Fifty million Europeans still cannot access cancer therapies that deliver radiation directly to tumour cells. The EU is failing to change that. Radioligand therapies are currently a last resort for patients with the most advanced disease. Millions across the EU still cannot reach them. MEP Nikos Papandreou (S&D/GRC) is pushing the EU to use its financial and regulatory muscle to close the gap.

Speaking at a European Parliament event bringing together clinicians and policymakers, Mr Papandreou warned that Europe risks failing patients. He called on the EU to mobilise the Multiannual Financial Framework and the Beating Cancer Plan to scale access to radioligand therapies. MEP Tomislav Sokol (EPP/HRV) joined him.

EU Perspectives talked to MEP Papandreou.

What made you personally engage with radioligand therapy?

Radioligand therapy came onto my radar through discussions with clinicians and patients. But also through a broader pattern we see again and again in European health policy. Europe often succeeds in innovation but fails in equal delivery.

This is particularly striking in nuclear medicine, which already plays a central role in patient care. Millions of procedures are performed every year across Europe, and yet access to its most advanced therapies remains uneven. The recent draft cancer report in Parliament makes that point clear. Disparities in survival, screening and access to medicines remain very significant across and within member states. 

You might be interested

Radioligand therapies need specialised infrastructure and workforce. Who should lead: member states or the EU?

Member states organise healthcare, but for highly specialised therapies like radioligand treatment, purely national solutions are not enough.

From my perspective, health is a right, not a privilege. So, when access depends on where someone lives, the EU has a duty to help reduce that inequality through coordination, investment, and support for infrastructure and skills. Radioligand therapies are a clear example of this, particularly for medical radioisotopes, which cannot be efficiently developed in isolation.

You said not every country needs its own expertise centre, but that capacity should be organised through European Reference Networks. What should that look like in practice?

In practice, it means being honest. Not every country can or should build every capability alone. The better model is a European one, where expertise is organised, connected and accessible.

The Parliament’s draft cancer report is helpful here. It says European Reference Networks are essential for rare cancers, but that cross-border referral pathways remain underused, and it calls for sustained investment so every patient can access multidisciplinary expertise. So yes, I support stronger EU backing for centres of excellence, linked through ERNs, with clearer referral pathways and practical support for patients and families when treatment must happen across borders.
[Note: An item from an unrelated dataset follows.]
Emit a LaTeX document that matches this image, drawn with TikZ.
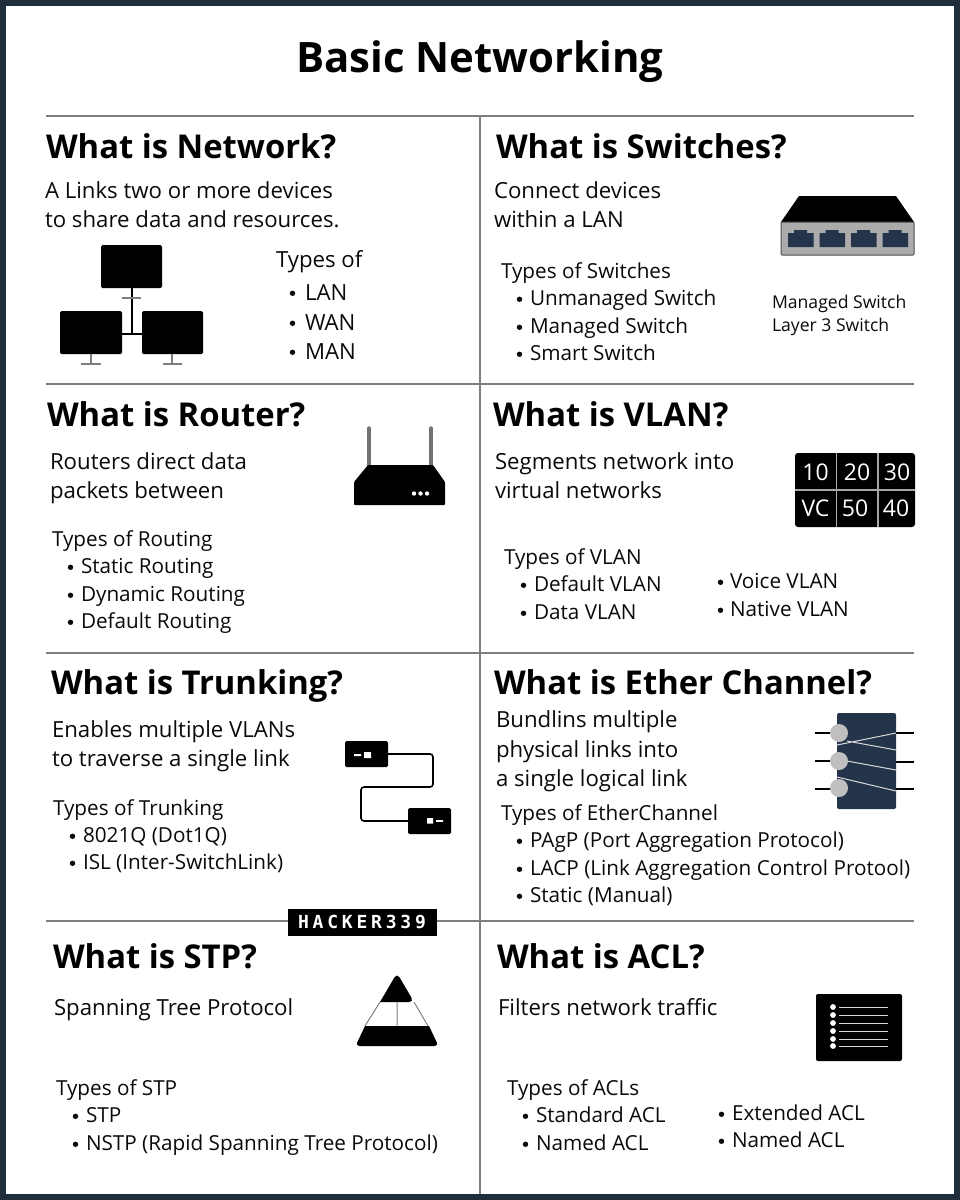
\documentclass[tikz,border=0pt]{standalone}
\usepackage{fontspec}
\setmainfont{Open Sans}
\newfontfamily\hackfont{DejaVu Sans Mono}
\definecolor{navy}{HTML}{1F2D3D}
\definecolor{port}{HTML}{24344A}
\definecolor{rule}{HTML}{7F7F7F}
\definecolor{ink}{HTML}{0A0A0A}
\newcommand{\T}[5][bodytxt]{\node[#1] (#2) at (#3,#4) {#5};}
\newcommand{\B}[6][bodytxt]{\node[dotmark] (#2b) at ([xshift=4.5pt,yshift=6.7pt]#3,#5) {};\node[#1] (#2) at (#4,#5) {#6};}
\tikzset{
  base/.style={anchor=base west,inner sep=0pt,outer sep=0pt,text=ink},
  titletxt/.style={anchor=base,inner sep=0pt,text=black,font=\fontsize{41.9}{50}\selectfont\bfseries},
  headtxt/.style={base,text=black,font=\fontsize{32.8}{38}\selectfont\bfseries},
  bodytxt/.style={base,font=\fontsize{22.2}{26}\selectfont},
  listtxt/.style={base,yshift=0.2pt,font=\fontsize{20.7}{25}\selectfont},
  smalltxt/.style={base,font=\fontsize{17.6}{21}\selectfont},
  dotmark/.style={circle,fill=ink,draw=none,inner sep=0pt,minimum size=5.4pt},
  rulel/.style={draw=rule,line width=1.5pt},
  gline/.style={draw=rule,line width=1.5pt},
  vtxt/.style={text=white,inner sep=0pt,font=\fontsize{23}{26}\selectfont},
}
\begin{document}
\begin{tikzpicture}[x=1pt,y=-1pt]
\useasboundingbox (0,0) rectangle (960,1200);
\fill[white] (0,0) rectangle (960,1200);
\draw[navy,line width=6pt] (3,3) rectangle (957,1197);
% rules
\coordinate (h1a) at (46,116); \coordinate (h1b) at (914,116);
\coordinate (h2a) at (46,384); \coordinate (h2b) at (914,384);
\coordinate (h3a) at (46,653); \coordinate (h3b) at (914,653);
\coordinate (h4a) at (46,921); \coordinate (h4b) at (914,921);
\coordinate (va) at (480,116); \coordinate (vb) at (480,1194);
\draw[rulel] (h1a)--(h1b) (h2a)--(h2b) (h3a)--(h3b) (h4a)--(h4b) (va)--(vb);
% title
\node[titletxt] (title) at (480,72) {Basic Networking};
% headings
\T[headtxt]{hA}{46}{158}{What is Network?}
\T[headtxt]{hB}{496}{158}{What is Switches?}
\T[headtxt]{hC}{47}{426}{What is Router?}
\T[headtxt]{hD}{493}{426}{What is VLAN?}
\T[headtxt]{hE}{51}{694}{What is Trunking?}
\T[headtxt]{hF}{494}{694}{What is Ether Channel?}
\T[headtxt]{hG}{53}{968}{What is STP?}
\T[headtxt]{hH}{497}{968}{What is ACL?}
% network
\T{a1}{45}{198}{A Links two or more devices}
\T{a2}{45}{227}{to share data and resources.}
\T{a3}{276}{267}{Types of}
\B{a4}{288}{305}{300}{LAN}
\B{a5}{288}{305}{330}{WAN}
\B{a6}{288}{305}{359}{MAN}
% switches
\T{b1}{494}{198}{Connect devices}
\T{b2}{494}{227}{within a LAN}
\T[listtxt]{b3}{501}{279}{Types of Switches}
\B[listtxt]{b4}{515}{530}{306}{Unmanaged Switch}
\B[listtxt]{b5}{515}{530}{334}{Managed Switch}
\B[listtxt]{b6}{515}{530}{361}{Smart Switch}
\T[smalltxt]{b7}{772}{308}{Managed Switch}
\T[smalltxt]{b8}{772}{331}{Layer 3 Switch}
% router
\T{c1}{50}{469}{Routers direct data}
\T{c2}{50}{498}{packets between}
\T[listtxt]{c3}{52}{547}{Types of Routing}
\B[listtxt]{c4}{66}{81}{574}{Static Routing}
\B[listtxt]{c5}{66}{81}{602}{Dynamic Routing}
\B[listtxt]{c6}{66}{81}{629}{Default Routing}
% vlan
\T{d1}{495}{469}{Segments network into}
\T{d2}{495}{498.5}{virtual networks}
\T[listtxt]{d3}{504}{565}{Types of VLAN}
\B[listtxt]{d4}{519}{534}{592}{Default VLAN}
\B[listtxt]{d5}{519}{534}{620}{Data VLAN}
\B[listtxt]{d6}{716}{730}{589}{Voice VLAN}
\B[listtxt]{d7}{716}{730}{617}{Native VLAN}
% trunking
\T{e1}{52}{737}{Enables multiple VLANs}
\T{e2}{52}{766}{to traverse a single link}
\T[listtxt]{e3}{53}{816}{Types of Trunking}
\B[listtxt]{e4}{68}{83}{843}{8021Q (Dot1Q)}
\B[listtxt]{e5}{68}{83}{870}{ISL (Inter-SwitchLink)}
% ether
\T{f1}{496}{727}{Bundlins multiple}
\T{f2}{496}{757}{physical links into}
\T{f3}{496}{786}{a single logical link}
\T[listtxt]{f4}{501}{821}{Types of EtherChannel}
\B[listtxt]{f5}{515}{530}{848}{PAgP (Port Aggregation Protocol)}
\B[listtxt]{f6}{515}{530}{876}{LACP (Link Aggregation Control Protool)}
\B[listtxt]{f7}{515}{530}{903}{Static (Manual)}
% stp
\T{g1}{54}{1015}{Spanning Tree Protocol}
\T[listtxt]{g2}{56}{1096}{Types of STP}
\B[listtxt]{g3}{71}{86}{1123}{STP}
\B[listtxt]{g4}{71}{86}{1151}{NSTP (Rapid Spanning Tree Protocol)}
% acl
\T{k1}{498}{1015}{Filters network traffic}
\T[listtxt]{k2}{507}{1096}{Types of ACLs}
\B[listtxt]{k3}{521}{536}{1123}{Standard ACL}
\B[listtxt]{k4}{521}{536}{1151}{Named ACL}
\B[listtxt]{k5}{717}{732}{1121}{Extended ACL}
\B[listtxt]{k6}{717}{732}{1148}{Named ACL}
% network icon
\draw[line width=1.6pt,black] (132,288)--(132,334) (122,334)--(142,334);
\draw[gline] (122,298)--(141,298) (91,354)--(91,364) (81,364)--(101,364) (172,354)--(172,364) (163,364)--(182,364);
\fill[black,rounded corners=1.5pt] (101,245) rectangle (162,288);
\fill[black,rounded corners=1.5pt] (60,311) rectangle (122,354);
\fill[black,rounded corners=1.5pt] (142,311) rectangle (203,354);
% switch icon
\fill[black] (799,196)--(896,196)--(914,222)--(781,222)--cycle;
\filldraw[fill=black!33,draw=black!70,line width=1pt,rounded corners=1pt] (781,222) rectangle (914,255);
\foreach \px in {788,819.5,851,882.5}{
  \fill[port] (\px,233)--(\px+6,233)--(\px+6,230)--(\px+19,230)--(\px+19,233)--(\px+25.5,233)--(\px+25.5,247)--(\px,247)--cycle;
}
% router icon
\draw[black!55,line width=3.4pt,line cap=round] (369,428)--(369,466) (431,428)--(431,466);
\fill[black,rounded corners=1pt] (368,465)--(433,465)--(445,482)--(445,505)--(354,505)--(354,482)--cycle;
\fill[white] (414,493.5) circle (2.2) (420.5,493.5) circle (2.2) (427,493.5) circle (2.2);
% vlan icon
\fill[black,rounded corners=3pt] (795,453) rectangle (915,527);
\draw[draw=black!35,line width=1.3pt] (836.5,453)--(836.5,527) (878,453)--(878,527) (795,490)--(915,490);
\node[vtxt] (v1) at (815.5,472) {10};
\node[vtxt] (v2) at (857,472) {20};
\node[vtxt] (v3) at (897,472) {30};
\node[vtxt] (v4) at (815.5,508) {VC};
\node[vtxt] (v5) at (855,508) {50};
\node[vtxt] (v6) at (896,508) {40};
% trunk icon
\draw[black,line width=1.6pt,rounded corners=3pt] (388,754)--(433,754)--(433,787)--(361,787)--(361,821)--(408,821);
\fill[black,rounded corners=1.5pt] (345,741) rectangle (388,767);
\fill[black,rounded corners=1.5pt] (408,808) rectangle (451,834);
\fill[white] (354,754.2) rectangle (361,756) (364,752) rectangle (371,758);
\fill[white] (427,818) rectangle (433,823.5) (436,820) rectangle (443,821.8);
% ether icon
\fill[port,rounded corners=2pt] (837,713) rectangle (896,809);
\draw[black,line width=1.5pt] (815,733)--(832,733) (815,761)--(832,761) (815,789)--(832,789) (896,733)--(914,733) (896,762)--(914,762) (896,789)--(914,789);
\draw[white!85!black,line width=1pt] (837,745)--(896,733) (847,741)--(896,750) (847,761)--(896,770) (837,777)--(896,791);
\fill[black!25] (839,733) circle (9) (839,761) circle (9) (839,788) circle (9);
% hacker label
\fill[black] (288,909) rectangle (437,936);
\node[text=white,inner sep=0pt,font=\hackfont\bfseries\fontsize{18}{20}\selectfont] (hk) at (362,922) {\addfontfeature{LetterSpace=21}HACKER339};
% stp icon
\draw[black!50,line width=1pt] (380,1002)--(365,1026) (414,1002)--(428,1026) (397,1002)--(397,1026);
\fill[black] (380,1002) [rounded corners=5pt] -- (397,973) -- (414,1002) [sharp corners] -- cycle;
\fill[black] (365,1026) [rounded corners=4pt] -- (355.5,1046) -- (438.5,1046) [sharp corners] -- (429,1026) -- cycle;
% acl icon
\fill[black,rounded corners=2pt] (816,994) rectangle (902,1061);
\foreach \ly in {1007,1015,1023,1031,1039,1046}{
  \fill[white] (833,\ly) circle (2.9);
  \draw[white!85!black,line width=1pt] (839,\ly)--(888,\ly);
}
\end{tikzpicture}
\end{document}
You suggested that once the European Medicines Agency approves a therapy, it should be automatically accepted at national level. Are you calling for an end to national reimbursement and assessment duplication?

What I am calling for is not the removal of member state competence, but the reduction of unnecessary delay. Today, too often, a therapy can be scientifically validated at European level, yet patients still face fragmented and slow access pathways afterward.

We need better coordination between the EMA, HTA processes and national systems, more transparency on timelines, and less duplication where the evidence has already been vigorously assessed. The goal is simple: innovation approved in Europe should reach patients in Europe more quickly and fairly.

You described the Beating Cancer Plan dashboard as a form of ‘political pressure’ on member states. But is transparency enough?

Transparency matters, but it is not enough on its own. The draft cancer report is right to push for stronger monitoring, outcome indicators and accountability, because tracking progress without correcting inequalities is not enough. It also calls for targeted investment and continued funding under the next MFF. From my perspective, transparency must lead to action: investment, coordination, and clear pressure to close access gaps.

Innovation approved in Europe should reach patients in Europe more quickly and fairly.
—Nikos Papandreou, MEP (S&D/GRC)

You said EU funding is becoming more results-oriented, which is difficult for medicine. How should health projects demonstrate ‘results’, survival, quality of life, system efficiency?

We need a broader and more realistic understanding of results in health. Survival matters, of course, but so do quality of life, earlier diagnosis, reduced waiting times, and whether a therapy actually reaches patients across all member states.

That is also why I believe the next phase of EU health policy must focus not only on discovery, but on delivery. Europe does not just need to innovate; it needs to organise itself so that innovation is translated into equitable patient access.